Franco-German energy cooperation – from a joint declaration to measurable results
by Georg Zachmann on 7th February 2013
At the celebrations of the 50th anniversary of the Elysée treaty the Franco-German Council of ministers issued a joint declaration on guidelines for future cooperation [link]. The document called, in the expectable diplomatic language, for a closer Franco-German cooperation in the energy sector.
But is there policy space for a new initiative of Franco-German energy cooperation when coordination of energy policies is already high on the European agenda? In fact, energy was one of the earliest issues of European collaboration (European Coal and Steel Community, Euratom). And the EU continues to strive for the internal market and a European approach to energy security of supply.
But, space for improving Franco-German energy cooperation remains large. Despite all European initiatives France and Germany have in the last 50 years consistently resisted to engage into a deep cooperation on energy issues. Both countries were so far largely unwilling to work together when cooperation required surrendering sovereignty over their respective energy sectors. Different national priorities and preconditions remained the basis for very different energy policy choices. Only in very few areas – such as European climate policy – cooperation allowed a joint policy to be more than the sum of its parts. In other areas national policies merely coexist without reaping obvious benefits from cooperation. The planning and funding of electricity transmission networks, for example, remains national. The lack of coordination leads to underbuilding the transmission capacities needed for effectively pooling volatile local power sources such as wind solar and hydro. Even more, there is also a number of national energy policies with adverse spillovers on neighbors: Attempts to use energy pricing to gain competitiveness vis-à-vis other countries are undermining energy efficiency policies and the single market idea of using power where it is most valuable. Unpredictable policy changes to redesign the power plant park affect electricity prices, investments and hence supply security throughout Europe. The strong use of uncoordinated national incentives for supporting generation assets (capacity mechanisms, feed-in tariffs) leads to a costly overbuilding of generation assets. [The high level of implicit support to some technologies (renewables, nuclear) makes other technologies needed for system security less competitive (e.g., gas turbines). Consequently, several individual member states including Germany and France are considering an uncoordinated introduction of national incentives for those technologies.]. All this increases the cost of electricity for citizens and industry above what could be achieved in a well-coordinated system.

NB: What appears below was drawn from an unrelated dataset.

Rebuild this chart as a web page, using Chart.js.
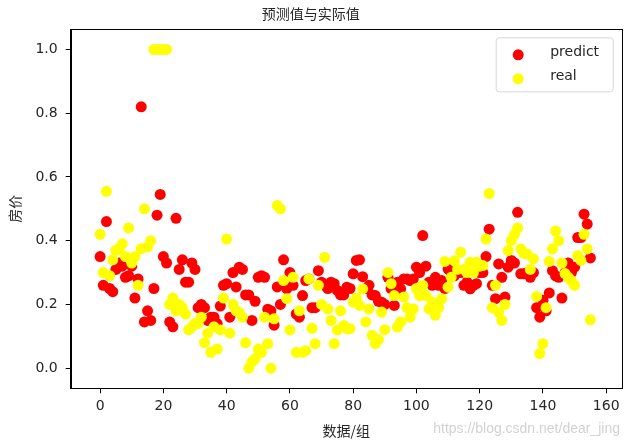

Under these circumstances closer cooperation could produce measurable benefits for the citizens of France and Germany by reducing the cost of energy for final customers and industry as well as improving the international competitiveness of European energy technology providers. But for this to happen, small progress on issues everyone could agree on or spending large sums of money on symbolic projects will not be enough.
In the past, the benefits of more coordination on critical issues such as transmission system operation and planning, renewables support or funding for rarely used power plants have not been perceived big enough to outweigh the significant political and transaction costs. However, recent developments (unbundling, renewables, increased cross-border trade) have substantially increased the value of greater coordination. Thus, it is the right time to envisage a bolt step towards increased cooperation. If they want to, France and Germany could become the avant-garde of cross-border energy cooperation in continental Europe and could thus set the standards for Europe. What would happen if a joint Franco-German renewable support scheme or a joint capacity mechanism would be proposed? Or if Germany and France encourage their electricity system operators to merge in order to effectively deal with electricity transmission between the Baltic Sea and the Mediterranean? Or if France and Germany agree on a consistent proposal for a joint market design that allows full decarbonisation by 2050?
Many continental European countries will be unable to resist the advantages of joining such a strong cooperation if France and Germany could positively sort out the important redistributive effects involved in these questions in order to share the benefits of cooperation. And the Elysée treaty could once more become a catalyst for more European integration to the benefit of its people.